4) tinc.conf needs some settings for tuning SO_SNDBUF and SO_RCVBUF on
the tunnel traffic sockets.  I was getting tons of "Lost XXX packets
from YYY" syslog messages initially before I worked around this by
upping the default buffer sizes via
/proc/sys/net/core/[rw]mem_default.  This raises the default for all
sockets opened on the host though, which is pretty heavy-handed.
Adding this seems like a no-brainer to me.

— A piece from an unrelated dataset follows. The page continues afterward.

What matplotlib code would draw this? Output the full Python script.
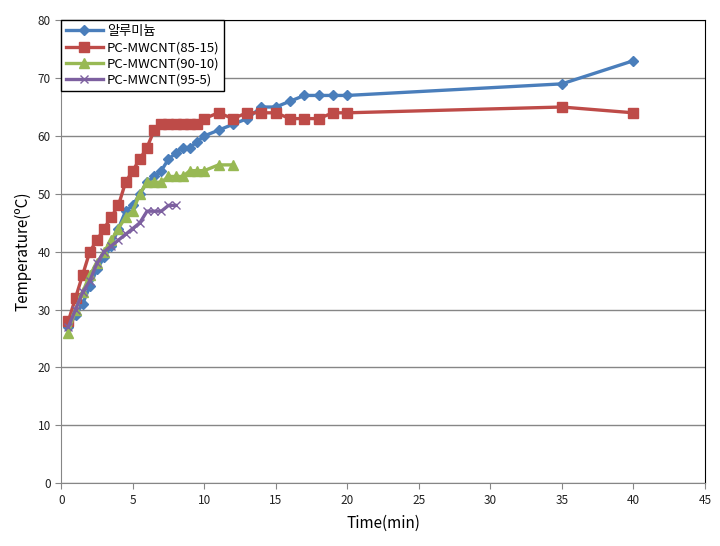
import matplotlib
matplotlib.use("Agg")
import matplotlib.pyplot as plt

plt.rcParams['font.family'] = ['Noto Sans CJK KR', 'DejaVu Sans']

# 시간(min)과 온도(℃) 값
t_al = [0.5, 1, 1.5, 2, 2.5, 3, 3.5, 4, 4.5, 5, 5.5, 6, 6.5, 7, 7.5, 8, 8.5, 9, 9.5, 10,
        11, 12, 13, 14, 15, 16, 17, 18, 19, 20, 35, 40]
temp_al = [27, 29, 31, 34, 37, 39, 41, 44, 47, 48, 50, 52, 53, 54, 56, 57, 58, 58, 59, 60,
           61, 62, 63, 65, 65, 66, 67, 67, 67, 67, 69, 73]

t_85 = [0.5, 1, 1.5, 2, 2.5, 3, 3.5, 4, 4.5, 5, 5.5, 6, 6.5, 7, 7.5, 8, 8.5, 9, 9.5, 10,
        11, 12, 13, 14, 15, 16, 17, 18, 19, 20, 35, 40]
temp_85 = [28, 32, 36, 40, 42, 44, 46, 48, 52, 54, 56, 58, 61, 62, 62, 62, 62, 62, 62, 63,
           64, 63, 64, 64, 64, 63, 63, 63, 64, 64, 65, 64]

t_90 = [0.5, 1, 1.5, 2, 2.5, 3, 3.5, 4, 4.5, 5, 5.5, 6, 6.5, 7, 7.5, 8, 8.5, 9, 9.5, 10,
        11, 12]
temp_90 = [26, 30, 33, 36, 38, 40, 42, 44, 46, 47, 50, 52, 52, 52, 53, 53, 53, 54, 54, 54,
           55, 55]

t_95 = [0.5, 1, 1.5, 2, 2.5, 3, 3.5, 4, 4.5, 5, 5.5, 6, 6.5, 7, 7.5, 8]
temp_95 = [27, 30, 33, 35, 38, 40, 41, 42, 43, 44, 45, 47, 47, 47, 48, 48]

labels = ['알루미늄', 'PC-MWCNT(85-15)', 'PC-MWCNT(90-10)', 'PC-MWCNT(95-5)']
colors = ['#4A7EBB', '#BE4B48', '#98B954', '#7D60A0']

fig = plt.figure(figsize=(7.2, 5.46), dpi=100)
ax = fig.add_axes([0.085, 0.115, 0.894, 0.848])

ax.plot(t_al, temp_al, color=colors[0], lw=2.4, marker='D', ms=5, label=labels[0])
ax.plot(t_85, temp_85, color=colors[1], lw=2.4, marker='s', ms=6.5, label=labels[1])
ax.plot(t_90, temp_90, color=colors[2], lw=2.4, marker='^', ms=6.5, label=labels[2])
ax.plot(t_95, temp_95, color=colors[3], lw=2.4, marker='x', ms=5.5, mew=1, label=labels[3])

ax.set_xlim(0, 45)
ax.set_ylim(0, 80)
ax.set_xticks(range(0, 46, 5))
ax.set_yticks(range(0, 81, 10))
ax.yaxis.grid(True, color='#868686', lw=1)
ax.set_axisbelow(True)

for s in ['left', 'bottom']:
    ax.spines[s].set_color('#868686')
for s in ['top', 'right']:
    ax.spines[s].set_color('black')
ax.tick_params(direction='out', length=4, color='#868686', labelsize=8.5,
               labelcolor='#222222')

ax.set_xlabel('Time(min)', fontsize=11, labelpad=6)
ax.set_ylabel('Temperature(ºC)', fontsize=11, labelpad=4)

leg = ax.legend(loc='upper left', bbox_to_anchor=(0, 1), borderaxespad=0,
                fontsize=9.5, fancybox=False, framealpha=1, edgecolor='black',
                handlelength=2.8, labelspacing=0.25, borderpad=0.35, handletextpad=0.3)
leg.get_frame().set_linewidth(1)

fig.savefig('out.png', dpi=100)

5) Even with all of the above in place, I'm still getting some spam
like this on the app servers:

Lost 133 packets from lb
Got late or replayed packet from lb, seqno 10173333, last received 10173466
Got late or replayed packet from lb, seqno 10173334, last received 10173466
[... every number between 10173334 and 10173464, in correct order ...]
Got late or replayed packet from lb, seqno 10173464, last received 10173466
Got late or replayed packet from lb, seqno 10173465, last received 10173466

This seems to be indicating that occasionally a single packet is
jumping way ahead of the queue at some layer, sometimes by a few
hundred packets, and there may be nothing I can do about that (may be
something happening down beneath my virtual Linux machines, or out on
Amazon's network).

I think maybe the late-packet bitmap could be tuned to handle it
better.  If I'm reading the code correctly, it only allows for a
128-packet window for tracking late/replay, and packets outside of
that window are simply dropped, correct?  I'd rather expand this
window (via a config parameter) and let the upper layers (the TCP
sessions riding above the VPN) deal with the ordering issues than have
the VPN drop the packets for relative tardiness.

6) While looking at the late-packet bitmap, I also noticed the packet
seqs are 32-bit, and when they rollover they force a re-key, which in
turn will restart the sequences at zero.  It's not completely clear to
me yet whether this is an issue or not, but I'm probably rolling these
counters over as fast as once a day in my worst cases (lots of small
packets).  Seem like this has the potential to cause a traffic hiccup
at each rollover for packets that are already queued up with
overflowed sequence numbers when the sudden key change and sequence
reset happens.  Could we handle the rollover more gracefully (e.g.
re-key well ahead of the sequence exhaustion and allow the remaining
sequence numbers using the old keying to still flow through the
buffers before the rollover happens), and/or extend the sequence to a
64-bit counter?

I'll write up some patches for 1.0.X for some of these issues if
nobody beats me to it, but I wanted to see if anyone had more insight
(or objections) first.

Thanks,
-- Brandon